Instructions to follow
Word for word, quote all of the material, omitting the pictures.

-=-=-

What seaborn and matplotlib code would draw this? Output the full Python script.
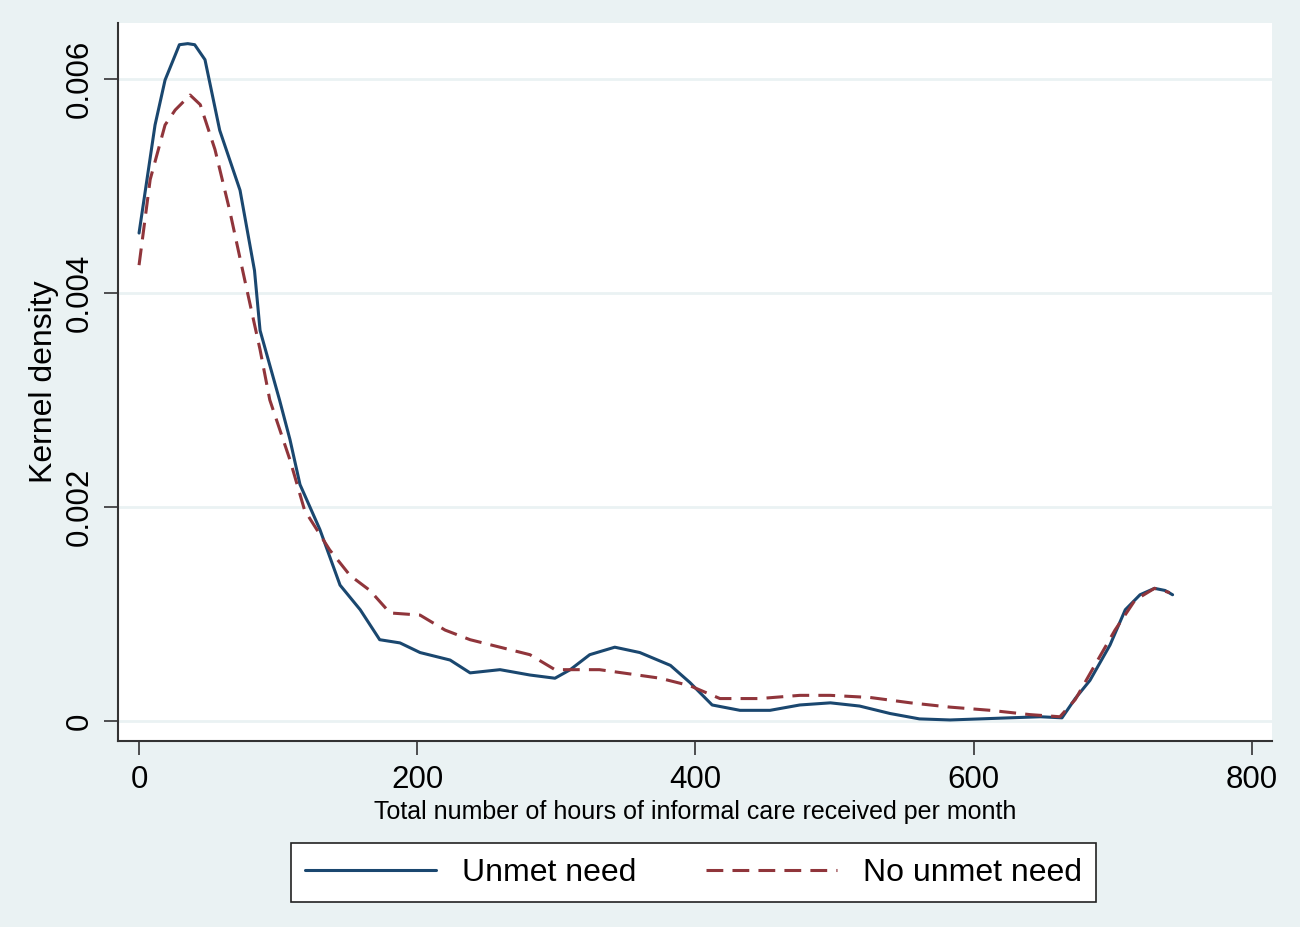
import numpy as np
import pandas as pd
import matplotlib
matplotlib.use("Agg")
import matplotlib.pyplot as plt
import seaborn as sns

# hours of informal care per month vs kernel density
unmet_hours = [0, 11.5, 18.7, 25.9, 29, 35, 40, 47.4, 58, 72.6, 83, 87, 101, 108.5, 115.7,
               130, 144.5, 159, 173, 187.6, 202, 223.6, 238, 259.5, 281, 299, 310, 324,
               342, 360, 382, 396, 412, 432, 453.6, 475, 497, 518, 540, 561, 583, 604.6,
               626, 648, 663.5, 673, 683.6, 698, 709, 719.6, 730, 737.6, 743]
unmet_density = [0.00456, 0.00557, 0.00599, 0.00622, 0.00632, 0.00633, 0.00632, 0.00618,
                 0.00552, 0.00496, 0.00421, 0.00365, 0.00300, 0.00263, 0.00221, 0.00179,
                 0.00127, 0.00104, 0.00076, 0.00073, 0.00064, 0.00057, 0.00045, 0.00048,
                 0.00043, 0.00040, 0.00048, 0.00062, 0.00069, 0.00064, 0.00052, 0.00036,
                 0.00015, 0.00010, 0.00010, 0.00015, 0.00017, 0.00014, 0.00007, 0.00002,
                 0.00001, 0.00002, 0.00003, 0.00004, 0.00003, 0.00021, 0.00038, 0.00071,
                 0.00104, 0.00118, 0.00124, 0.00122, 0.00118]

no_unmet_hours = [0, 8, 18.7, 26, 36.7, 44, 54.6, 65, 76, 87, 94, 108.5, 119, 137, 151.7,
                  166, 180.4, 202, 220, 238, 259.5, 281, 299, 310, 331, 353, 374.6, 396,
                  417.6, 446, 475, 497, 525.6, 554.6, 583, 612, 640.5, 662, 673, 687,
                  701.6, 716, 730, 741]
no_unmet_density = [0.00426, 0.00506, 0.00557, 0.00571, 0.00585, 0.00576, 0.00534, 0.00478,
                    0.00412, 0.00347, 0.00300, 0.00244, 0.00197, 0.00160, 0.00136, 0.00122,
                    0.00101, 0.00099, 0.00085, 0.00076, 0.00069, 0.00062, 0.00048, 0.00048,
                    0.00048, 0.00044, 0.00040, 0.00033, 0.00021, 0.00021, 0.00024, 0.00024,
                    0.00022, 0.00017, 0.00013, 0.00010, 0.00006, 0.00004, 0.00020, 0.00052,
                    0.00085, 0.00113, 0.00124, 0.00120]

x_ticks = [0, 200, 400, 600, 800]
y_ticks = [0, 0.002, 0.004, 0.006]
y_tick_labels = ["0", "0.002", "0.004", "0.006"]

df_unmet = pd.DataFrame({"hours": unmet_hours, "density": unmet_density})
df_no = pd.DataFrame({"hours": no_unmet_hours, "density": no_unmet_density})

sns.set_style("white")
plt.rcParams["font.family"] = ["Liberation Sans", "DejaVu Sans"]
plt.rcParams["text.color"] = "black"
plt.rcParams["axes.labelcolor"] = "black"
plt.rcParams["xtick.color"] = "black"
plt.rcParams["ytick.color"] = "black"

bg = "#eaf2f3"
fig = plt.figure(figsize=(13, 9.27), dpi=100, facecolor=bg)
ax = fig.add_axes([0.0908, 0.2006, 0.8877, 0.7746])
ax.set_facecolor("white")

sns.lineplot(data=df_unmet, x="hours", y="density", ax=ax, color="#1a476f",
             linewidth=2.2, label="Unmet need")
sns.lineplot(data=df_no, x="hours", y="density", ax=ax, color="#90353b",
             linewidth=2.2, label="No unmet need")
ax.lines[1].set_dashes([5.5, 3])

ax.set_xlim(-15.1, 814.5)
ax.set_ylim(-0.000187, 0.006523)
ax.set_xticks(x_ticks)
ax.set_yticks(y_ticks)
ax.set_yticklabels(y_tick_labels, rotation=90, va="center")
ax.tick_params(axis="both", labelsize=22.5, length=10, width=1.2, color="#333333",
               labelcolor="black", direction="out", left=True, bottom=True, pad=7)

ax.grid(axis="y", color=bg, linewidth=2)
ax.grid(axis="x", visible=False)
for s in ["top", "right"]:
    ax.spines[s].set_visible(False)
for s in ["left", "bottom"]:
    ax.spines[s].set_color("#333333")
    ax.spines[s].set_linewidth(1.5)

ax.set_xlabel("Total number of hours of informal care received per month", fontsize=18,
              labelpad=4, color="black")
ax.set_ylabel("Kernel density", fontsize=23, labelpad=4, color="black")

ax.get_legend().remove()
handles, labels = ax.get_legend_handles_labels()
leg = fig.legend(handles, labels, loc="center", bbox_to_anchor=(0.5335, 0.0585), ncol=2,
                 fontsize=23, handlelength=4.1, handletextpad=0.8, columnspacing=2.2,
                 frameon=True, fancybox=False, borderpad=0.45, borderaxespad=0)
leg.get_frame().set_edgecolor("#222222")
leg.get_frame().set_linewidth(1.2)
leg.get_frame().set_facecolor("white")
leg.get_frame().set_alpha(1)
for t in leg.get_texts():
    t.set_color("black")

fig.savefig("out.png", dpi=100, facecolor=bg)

-=-=-

Answer to the problem
What seaborn and matplotlib code would draw this? Output the full Python script.
import numpy as np
import pandas as pd
import matplotlib
matplotlib.use("Agg")
import matplotlib.pyplot as plt
import seaborn as sns

# hours of informal care per month vs kernel density
unmet_hours = [0, 11.5, 18.7, 25.9, 29, 35, 40, 47.4, 58, 72.6, 83, 87, 101, 108.5, 115.7,
               130, 144.5, 159, 173, 187.6, 202, 223.6, 238, 259.5, 281, 299, 310, 324,
               342, 360, 382, 396, 412, 432, 453.6, 475, 497, 518, 540, 561, 583, 604.6,
               626, 648, 663.5, 673, 683.6, 698, 709, 719.6, 730, 737.6, 743]
unmet_density = [0.00456, 0.00557, 0.00599, 0.00622, 0.00632, 0.00633, 0.00632, 0.00618,
                 0.00552, 0.00496, 0.00421, 0.00365, 0.00300, 0.00263, 0.00221, 0.00179,
                 0.00127, 0.00104, 0.00076, 0.00073, 0.00064, 0.00057, 0.00045, 0.00048,
                 0.00043, 0.00040, 0.00048, 0.00062, 0.00069, 0.00064, 0.00052, 0.00036,
                 0.00015, 0.00010, 0.00010, 0.00015, 0.00017, 0.00014, 0.00007, 0.00002,
                 0.00001, 0.00002, 0.00003, 0.00004, 0.00003, 0.00021, 0.00038, 0.00071,
                 0.00104, 0.00118, 0.00124, 0.00122, 0.00118]

no_unmet_hours = [0, 8, 18.7, 26, 36.7, 44, 54.6, 65, 76, 87, 94, 108.5, 119, 137, 151.7,
                  166, 180.4, 202, 220, 238, 259.5, 281, 299, 310, 331, 353, 374.6, 396,
                  417.6, 446, 475, 497, 525.6, 554.6, 583, 612, 640.5, 662, 673, 687,
                  701.6, 716, 730, 741]
no_unmet_density = [0.00426, 0.00506, 0.00557, 0.00571, 0.00585, 0.00576, 0.00534, 0.00478,
                    0.00412, 0.00347, 0.00300, 0.00244, 0.00197, 0.00160, 0.00136, 0.00122,
                    0.00101, 0.00099, 0.00085, 0.00076, 0.00069, 0.00062, 0.00048, 0.00048,
                    0.00048, 0.00044, 0.00040, 0.00033, 0.00021, 0.00021, 0.00024, 0.00024,
                    0.00022, 0.00017, 0.00013, 0.00010, 0.00006, 0.00004, 0.00020, 0.00052,
                    0.00085, 0.00113, 0.00124, 0.00120]

x_ticks = [0, 200, 400, 600, 800]
y_ticks = [0, 0.002, 0.004, 0.006]
y_tick_labels = ["0", "0.002", "0.004", "0.006"]

df_unmet = pd.DataFrame({"hours": unmet_hours, "density": unmet_density})
df_no = pd.DataFrame({"hours": no_unmet_hours, "density": no_unmet_density})

sns.set_style("white")
plt.rcParams["font.family"] = ["Liberation Sans", "DejaVu Sans"]
plt.rcParams["text.color"] = "black"
plt.rcParams["axes.labelcolor"] = "black"
plt.rcParams["xtick.color"] = "black"
plt.rcParams["ytick.color"] = "black"

bg = "#eaf2f3"
fig = plt.figure(figsize=(13, 9.27), dpi=100, facecolor=bg)
ax = fig.add_axes([0.0908, 0.2006, 0.8877, 0.7746])
ax.set_facecolor("white")

sns.lineplot(data=df_unmet, x="hours", y="density", ax=ax, color="#1a476f",
             linewidth=2.2, label="Unmet need")
sns.lineplot(data=df_no, x="hours", y="density", ax=ax, color="#90353b",
             linewidth=2.2, label="No unmet need")
ax.lines[1].set_dashes([5.5, 3])

ax.set_xlim(-15.1, 814.5)
ax.set_ylim(-0.000187, 0.006523)
ax.set_xticks(x_ticks)
ax.set_yticks(y_ticks)
ax.set_yticklabels(y_tick_labels, rotation=90, va="center")
ax.tick_params(axis="both", labelsize=22.5, length=10, width=1.2, color="#333333",
               labelcolor="black", direction="out", left=True, bottom=True, pad=7)

ax.grid(axis="y", color=bg, linewidth=2)
ax.grid(axis="x", visible=False)
for s in ["top", "right"]:
    ax.spines[s].set_visible(False)
for s in ["left", "bottom"]:
    ax.spines[s].set_color("#333333")
    ax.spines[s].set_linewidth(1.5)

ax.set_xlabel("Total number of hours of informal care received per month", fontsize=18,
              labelpad=4, color="black")
ax.set_ylabel("Kernel density", fontsize=23, labelpad=4, color="black")

ax.get_legend().remove()
handles, labels = ax.get_legend_handles_labels()
leg = fig.legend(handles, labels, loc="center", bbox_to_anchor=(0.5335, 0.0585), ncol=2,
                 fontsize=23, handlelength=4.1, handletextpad=0.8, columnspacing=2.2,
                 frameon=True, fancybox=False, borderpad=0.45, borderaxespad=0)
leg.get_frame().set_edgecolor("#222222")
leg.get_frame().set_linewidth(1.2)
leg.get_frame().set_facecolor("white")
leg.get_frame().set_alpha(1)
for t in leg.get_texts():
    t.set_color("black")

fig.savefig("out.png", dpi=100, facecolor=bg)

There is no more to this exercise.